[Stated goal] Look through the material below. Copy every line with the string "matplotlib" in it.

[Dataset excerpt]

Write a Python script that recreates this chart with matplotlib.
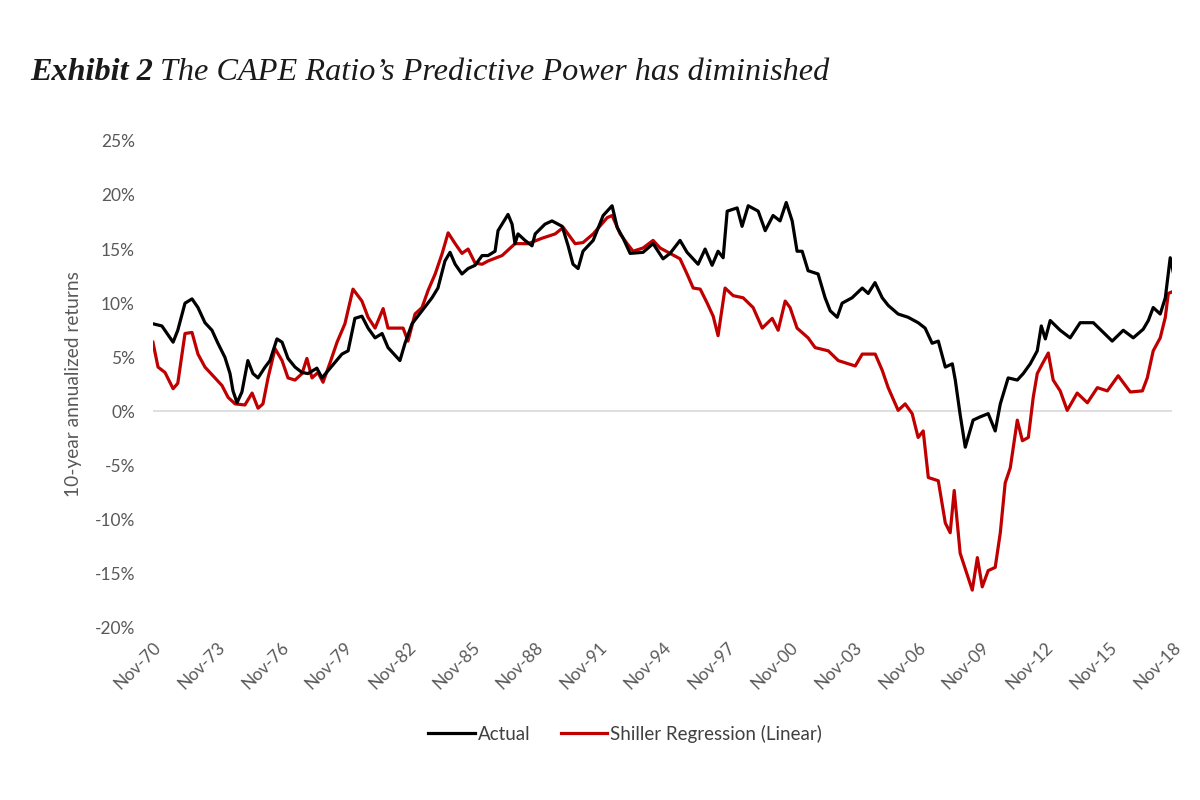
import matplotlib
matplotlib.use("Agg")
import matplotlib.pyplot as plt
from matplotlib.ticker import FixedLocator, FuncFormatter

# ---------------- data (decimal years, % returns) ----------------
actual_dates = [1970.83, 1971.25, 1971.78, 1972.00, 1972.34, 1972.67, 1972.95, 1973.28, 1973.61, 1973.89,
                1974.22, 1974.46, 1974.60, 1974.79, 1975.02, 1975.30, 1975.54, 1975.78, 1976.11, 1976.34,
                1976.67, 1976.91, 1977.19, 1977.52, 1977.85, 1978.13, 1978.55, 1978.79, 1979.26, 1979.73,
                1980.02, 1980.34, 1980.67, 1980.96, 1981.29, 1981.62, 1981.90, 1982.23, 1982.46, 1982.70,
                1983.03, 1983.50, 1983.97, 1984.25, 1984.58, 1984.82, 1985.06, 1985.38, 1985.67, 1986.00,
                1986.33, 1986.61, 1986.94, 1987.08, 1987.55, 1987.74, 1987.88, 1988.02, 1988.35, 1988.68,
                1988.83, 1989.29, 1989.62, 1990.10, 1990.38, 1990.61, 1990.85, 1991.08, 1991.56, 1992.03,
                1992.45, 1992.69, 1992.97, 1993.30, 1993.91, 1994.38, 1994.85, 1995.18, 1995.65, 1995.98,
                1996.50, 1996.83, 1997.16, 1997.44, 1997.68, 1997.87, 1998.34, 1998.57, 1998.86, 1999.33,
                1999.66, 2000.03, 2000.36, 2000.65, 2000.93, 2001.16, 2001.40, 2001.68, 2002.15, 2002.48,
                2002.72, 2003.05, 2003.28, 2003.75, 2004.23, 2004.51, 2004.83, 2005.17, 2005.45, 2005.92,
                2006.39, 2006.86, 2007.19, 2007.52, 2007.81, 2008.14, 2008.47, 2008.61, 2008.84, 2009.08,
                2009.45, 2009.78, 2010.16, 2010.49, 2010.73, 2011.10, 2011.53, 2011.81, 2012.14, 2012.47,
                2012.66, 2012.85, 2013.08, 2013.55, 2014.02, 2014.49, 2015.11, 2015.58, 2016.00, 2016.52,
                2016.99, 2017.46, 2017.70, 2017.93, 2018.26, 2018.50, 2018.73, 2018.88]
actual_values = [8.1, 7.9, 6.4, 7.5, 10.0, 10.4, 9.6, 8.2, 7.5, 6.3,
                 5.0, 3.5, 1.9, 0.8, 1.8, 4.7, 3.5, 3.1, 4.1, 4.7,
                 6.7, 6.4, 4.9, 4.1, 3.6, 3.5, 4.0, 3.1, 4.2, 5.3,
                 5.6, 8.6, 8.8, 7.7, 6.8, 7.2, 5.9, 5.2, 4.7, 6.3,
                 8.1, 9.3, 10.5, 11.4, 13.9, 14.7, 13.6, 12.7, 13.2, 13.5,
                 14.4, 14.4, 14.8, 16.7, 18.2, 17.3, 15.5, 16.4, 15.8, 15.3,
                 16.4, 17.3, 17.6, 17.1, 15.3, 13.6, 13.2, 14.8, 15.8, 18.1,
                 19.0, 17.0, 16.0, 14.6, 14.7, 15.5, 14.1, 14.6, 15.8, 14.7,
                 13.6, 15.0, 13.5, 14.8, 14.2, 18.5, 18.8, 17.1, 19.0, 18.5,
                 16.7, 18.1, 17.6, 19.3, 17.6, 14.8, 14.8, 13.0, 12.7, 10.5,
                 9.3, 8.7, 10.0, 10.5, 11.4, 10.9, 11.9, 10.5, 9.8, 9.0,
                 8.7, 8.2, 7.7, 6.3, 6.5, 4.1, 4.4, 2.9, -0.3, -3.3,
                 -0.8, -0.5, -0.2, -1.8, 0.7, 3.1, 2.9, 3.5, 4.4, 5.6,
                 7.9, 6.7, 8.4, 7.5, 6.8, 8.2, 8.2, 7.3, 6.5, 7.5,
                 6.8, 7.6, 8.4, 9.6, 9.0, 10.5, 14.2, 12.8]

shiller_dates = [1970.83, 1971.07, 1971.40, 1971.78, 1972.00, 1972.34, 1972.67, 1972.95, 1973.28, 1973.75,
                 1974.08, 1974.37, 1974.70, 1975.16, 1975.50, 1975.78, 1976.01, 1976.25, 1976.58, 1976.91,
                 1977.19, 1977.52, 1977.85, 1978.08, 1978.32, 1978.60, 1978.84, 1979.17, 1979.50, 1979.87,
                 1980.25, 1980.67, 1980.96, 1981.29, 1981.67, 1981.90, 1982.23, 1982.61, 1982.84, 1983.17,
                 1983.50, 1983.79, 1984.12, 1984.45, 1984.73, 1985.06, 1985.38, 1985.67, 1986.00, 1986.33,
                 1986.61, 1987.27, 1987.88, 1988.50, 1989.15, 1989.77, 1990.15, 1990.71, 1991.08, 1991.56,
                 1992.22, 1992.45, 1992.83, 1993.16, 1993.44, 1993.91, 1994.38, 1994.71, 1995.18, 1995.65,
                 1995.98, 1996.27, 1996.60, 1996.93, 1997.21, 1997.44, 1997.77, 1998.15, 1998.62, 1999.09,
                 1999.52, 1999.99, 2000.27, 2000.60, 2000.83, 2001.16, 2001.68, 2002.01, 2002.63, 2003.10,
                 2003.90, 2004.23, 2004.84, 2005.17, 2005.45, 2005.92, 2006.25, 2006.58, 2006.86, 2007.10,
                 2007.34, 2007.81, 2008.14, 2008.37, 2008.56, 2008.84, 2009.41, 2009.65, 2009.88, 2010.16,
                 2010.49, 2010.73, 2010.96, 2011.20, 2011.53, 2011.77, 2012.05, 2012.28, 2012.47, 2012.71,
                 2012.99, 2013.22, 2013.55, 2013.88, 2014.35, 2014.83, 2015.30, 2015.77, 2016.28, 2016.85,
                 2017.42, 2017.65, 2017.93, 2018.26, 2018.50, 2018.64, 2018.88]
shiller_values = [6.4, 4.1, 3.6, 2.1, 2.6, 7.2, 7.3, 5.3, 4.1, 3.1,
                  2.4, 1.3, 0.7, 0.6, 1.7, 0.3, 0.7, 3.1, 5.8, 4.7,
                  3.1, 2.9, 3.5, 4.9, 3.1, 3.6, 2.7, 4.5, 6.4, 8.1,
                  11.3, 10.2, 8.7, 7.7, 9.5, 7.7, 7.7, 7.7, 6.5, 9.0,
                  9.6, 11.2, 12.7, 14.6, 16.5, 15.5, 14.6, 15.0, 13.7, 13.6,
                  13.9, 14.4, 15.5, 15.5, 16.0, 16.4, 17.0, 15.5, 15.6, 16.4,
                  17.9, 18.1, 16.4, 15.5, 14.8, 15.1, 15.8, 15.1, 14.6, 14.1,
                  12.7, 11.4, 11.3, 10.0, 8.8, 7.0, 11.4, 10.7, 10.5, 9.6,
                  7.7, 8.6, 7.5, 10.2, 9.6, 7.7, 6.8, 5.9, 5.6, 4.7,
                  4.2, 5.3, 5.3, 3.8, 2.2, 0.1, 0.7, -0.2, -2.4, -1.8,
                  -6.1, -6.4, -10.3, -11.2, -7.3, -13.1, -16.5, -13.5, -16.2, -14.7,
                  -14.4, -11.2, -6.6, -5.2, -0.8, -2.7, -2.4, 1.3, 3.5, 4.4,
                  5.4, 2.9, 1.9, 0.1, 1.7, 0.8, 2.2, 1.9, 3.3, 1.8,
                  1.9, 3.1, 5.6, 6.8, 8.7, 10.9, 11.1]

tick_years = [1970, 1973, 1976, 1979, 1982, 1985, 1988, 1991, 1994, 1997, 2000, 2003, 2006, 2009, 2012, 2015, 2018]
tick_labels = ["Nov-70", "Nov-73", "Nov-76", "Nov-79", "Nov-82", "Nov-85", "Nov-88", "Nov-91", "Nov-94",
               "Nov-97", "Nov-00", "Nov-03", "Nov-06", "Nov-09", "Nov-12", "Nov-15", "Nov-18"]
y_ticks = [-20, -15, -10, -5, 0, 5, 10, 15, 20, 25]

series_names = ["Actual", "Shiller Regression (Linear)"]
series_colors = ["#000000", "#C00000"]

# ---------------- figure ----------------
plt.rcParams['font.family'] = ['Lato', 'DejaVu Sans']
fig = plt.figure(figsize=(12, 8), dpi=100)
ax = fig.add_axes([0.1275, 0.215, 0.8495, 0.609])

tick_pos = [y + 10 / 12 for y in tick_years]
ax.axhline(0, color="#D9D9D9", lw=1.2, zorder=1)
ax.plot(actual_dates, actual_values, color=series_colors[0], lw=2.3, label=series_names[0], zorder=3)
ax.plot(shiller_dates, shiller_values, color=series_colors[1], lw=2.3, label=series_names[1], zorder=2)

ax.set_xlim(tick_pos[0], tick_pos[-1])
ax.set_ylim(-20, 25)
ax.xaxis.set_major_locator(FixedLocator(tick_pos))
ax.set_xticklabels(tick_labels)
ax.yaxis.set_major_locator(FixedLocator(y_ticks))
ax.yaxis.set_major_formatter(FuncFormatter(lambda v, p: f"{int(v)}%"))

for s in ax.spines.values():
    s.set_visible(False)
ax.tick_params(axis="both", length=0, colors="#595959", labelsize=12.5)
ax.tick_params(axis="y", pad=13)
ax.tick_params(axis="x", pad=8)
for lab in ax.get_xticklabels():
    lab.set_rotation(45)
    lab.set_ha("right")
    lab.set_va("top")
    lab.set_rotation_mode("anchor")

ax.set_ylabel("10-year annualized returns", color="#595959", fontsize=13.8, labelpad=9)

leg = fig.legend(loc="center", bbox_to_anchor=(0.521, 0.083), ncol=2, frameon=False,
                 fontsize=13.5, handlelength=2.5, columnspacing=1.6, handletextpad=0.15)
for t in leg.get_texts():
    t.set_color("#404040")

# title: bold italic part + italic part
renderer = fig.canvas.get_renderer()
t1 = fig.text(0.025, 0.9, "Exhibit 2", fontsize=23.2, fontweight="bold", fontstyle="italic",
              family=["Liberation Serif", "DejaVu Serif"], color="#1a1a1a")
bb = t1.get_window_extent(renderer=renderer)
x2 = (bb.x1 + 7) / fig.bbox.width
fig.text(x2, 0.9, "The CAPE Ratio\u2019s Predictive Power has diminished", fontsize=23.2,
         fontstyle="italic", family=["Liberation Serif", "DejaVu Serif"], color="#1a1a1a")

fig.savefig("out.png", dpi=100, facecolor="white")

[Result below]
Write a Python script that recreates this chart with matplotlib.
import matplotlib
matplotlib.use("Agg")
import matplotlib.pyplot as plt
from matplotlib.ticker import FixedLocator, FuncFormatter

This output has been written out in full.